Start of Data
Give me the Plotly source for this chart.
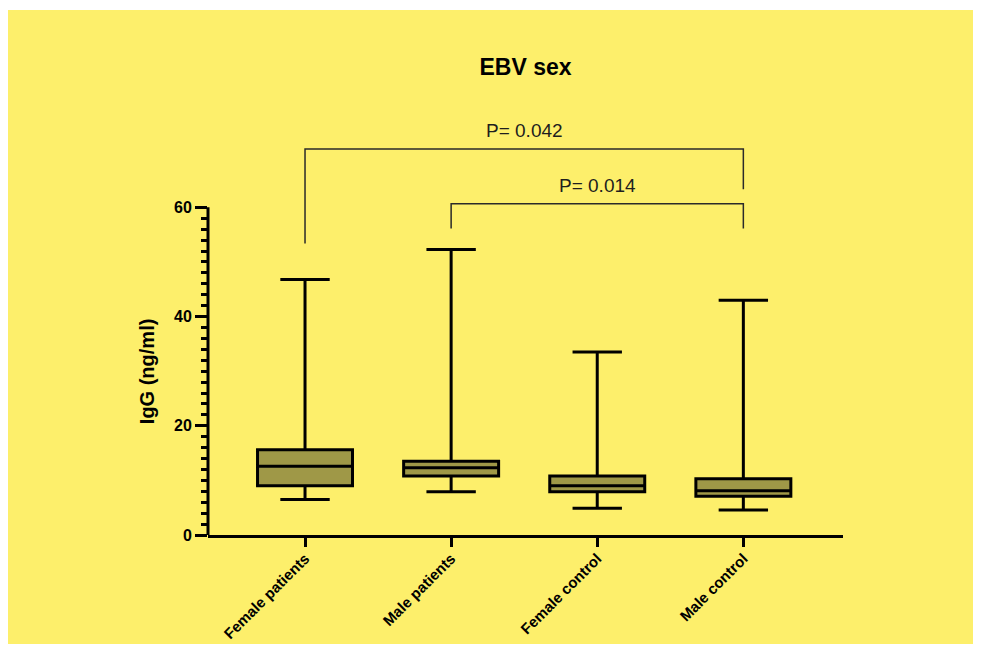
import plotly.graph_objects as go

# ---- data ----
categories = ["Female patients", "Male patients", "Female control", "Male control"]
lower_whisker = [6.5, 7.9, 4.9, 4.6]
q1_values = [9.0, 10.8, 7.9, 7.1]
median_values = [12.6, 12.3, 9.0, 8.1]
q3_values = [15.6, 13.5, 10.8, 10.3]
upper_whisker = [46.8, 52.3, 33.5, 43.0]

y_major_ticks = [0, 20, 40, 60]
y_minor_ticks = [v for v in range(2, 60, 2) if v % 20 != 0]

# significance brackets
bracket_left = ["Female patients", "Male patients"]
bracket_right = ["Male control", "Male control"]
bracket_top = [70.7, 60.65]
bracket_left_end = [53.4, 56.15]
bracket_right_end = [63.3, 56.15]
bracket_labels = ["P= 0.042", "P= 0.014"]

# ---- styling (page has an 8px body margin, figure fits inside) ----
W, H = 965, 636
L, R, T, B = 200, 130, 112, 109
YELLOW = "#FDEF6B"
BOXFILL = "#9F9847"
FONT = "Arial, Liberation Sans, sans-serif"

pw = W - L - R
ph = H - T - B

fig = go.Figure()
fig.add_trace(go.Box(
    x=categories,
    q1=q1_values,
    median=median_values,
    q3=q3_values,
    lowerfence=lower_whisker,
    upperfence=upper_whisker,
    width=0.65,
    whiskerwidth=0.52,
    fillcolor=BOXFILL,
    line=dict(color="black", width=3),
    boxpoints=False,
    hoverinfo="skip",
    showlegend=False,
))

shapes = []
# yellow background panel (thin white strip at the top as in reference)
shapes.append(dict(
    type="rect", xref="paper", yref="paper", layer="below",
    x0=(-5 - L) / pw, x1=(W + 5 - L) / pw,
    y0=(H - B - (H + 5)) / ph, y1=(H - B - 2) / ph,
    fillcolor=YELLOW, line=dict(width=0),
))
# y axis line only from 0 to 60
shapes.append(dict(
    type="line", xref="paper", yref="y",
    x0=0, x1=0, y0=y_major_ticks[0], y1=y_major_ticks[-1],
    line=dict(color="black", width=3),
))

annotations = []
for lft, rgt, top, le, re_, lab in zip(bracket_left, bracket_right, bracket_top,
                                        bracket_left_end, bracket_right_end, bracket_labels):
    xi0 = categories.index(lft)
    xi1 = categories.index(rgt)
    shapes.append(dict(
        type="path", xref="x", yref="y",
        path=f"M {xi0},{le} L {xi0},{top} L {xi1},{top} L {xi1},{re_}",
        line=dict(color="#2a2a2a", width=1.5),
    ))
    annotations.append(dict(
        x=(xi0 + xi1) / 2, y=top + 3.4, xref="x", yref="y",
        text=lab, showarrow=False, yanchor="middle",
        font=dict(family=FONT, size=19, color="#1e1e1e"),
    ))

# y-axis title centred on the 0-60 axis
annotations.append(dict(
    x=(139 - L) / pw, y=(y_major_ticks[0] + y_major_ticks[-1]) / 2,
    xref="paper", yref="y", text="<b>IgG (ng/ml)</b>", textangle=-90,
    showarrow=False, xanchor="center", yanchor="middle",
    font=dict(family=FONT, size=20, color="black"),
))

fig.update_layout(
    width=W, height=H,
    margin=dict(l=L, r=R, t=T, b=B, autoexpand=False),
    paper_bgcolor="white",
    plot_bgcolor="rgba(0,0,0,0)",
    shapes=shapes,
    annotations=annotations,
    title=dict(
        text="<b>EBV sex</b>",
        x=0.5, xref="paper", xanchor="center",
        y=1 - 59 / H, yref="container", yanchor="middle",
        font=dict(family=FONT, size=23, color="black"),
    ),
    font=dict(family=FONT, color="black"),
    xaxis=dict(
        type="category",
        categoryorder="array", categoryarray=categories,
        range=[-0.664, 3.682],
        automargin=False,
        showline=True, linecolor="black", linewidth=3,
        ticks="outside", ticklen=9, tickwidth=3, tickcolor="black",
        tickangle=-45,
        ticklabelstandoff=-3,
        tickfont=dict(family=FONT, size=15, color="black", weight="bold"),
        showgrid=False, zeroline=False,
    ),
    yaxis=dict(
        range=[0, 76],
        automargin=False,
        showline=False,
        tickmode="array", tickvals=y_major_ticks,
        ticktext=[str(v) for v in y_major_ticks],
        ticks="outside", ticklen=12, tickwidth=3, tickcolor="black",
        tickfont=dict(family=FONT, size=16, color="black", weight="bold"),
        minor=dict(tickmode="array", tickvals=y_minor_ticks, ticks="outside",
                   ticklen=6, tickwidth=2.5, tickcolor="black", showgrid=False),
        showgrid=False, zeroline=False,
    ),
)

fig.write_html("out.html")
End of Data
Up to and including the line containing "y_minor_ticks = [v", repeat every line from the start of the data, but none of the pictures.

Solution:
Give me the Plotly source for this chart.
import plotly.graph_objects as go

# ---- data ----
categories = ["Female patients", "Male patients", "Female control", "Male control"]
lower_whisker = [6.5, 7.9, 4.9, 4.6]
q1_values = [9.0, 10.8, 7.9, 7.1]
median_values = [12.6, 12.3, 9.0, 8.1]
q3_values = [15.6, 13.5, 10.8, 10.3]
upper_whisker = [46.8, 52.3, 33.5, 43.0]

y_major_ticks = [0, 20, 40, 60]
y_minor_ticks = [v for v in range(2, 60, 2) if v % 20 != 0]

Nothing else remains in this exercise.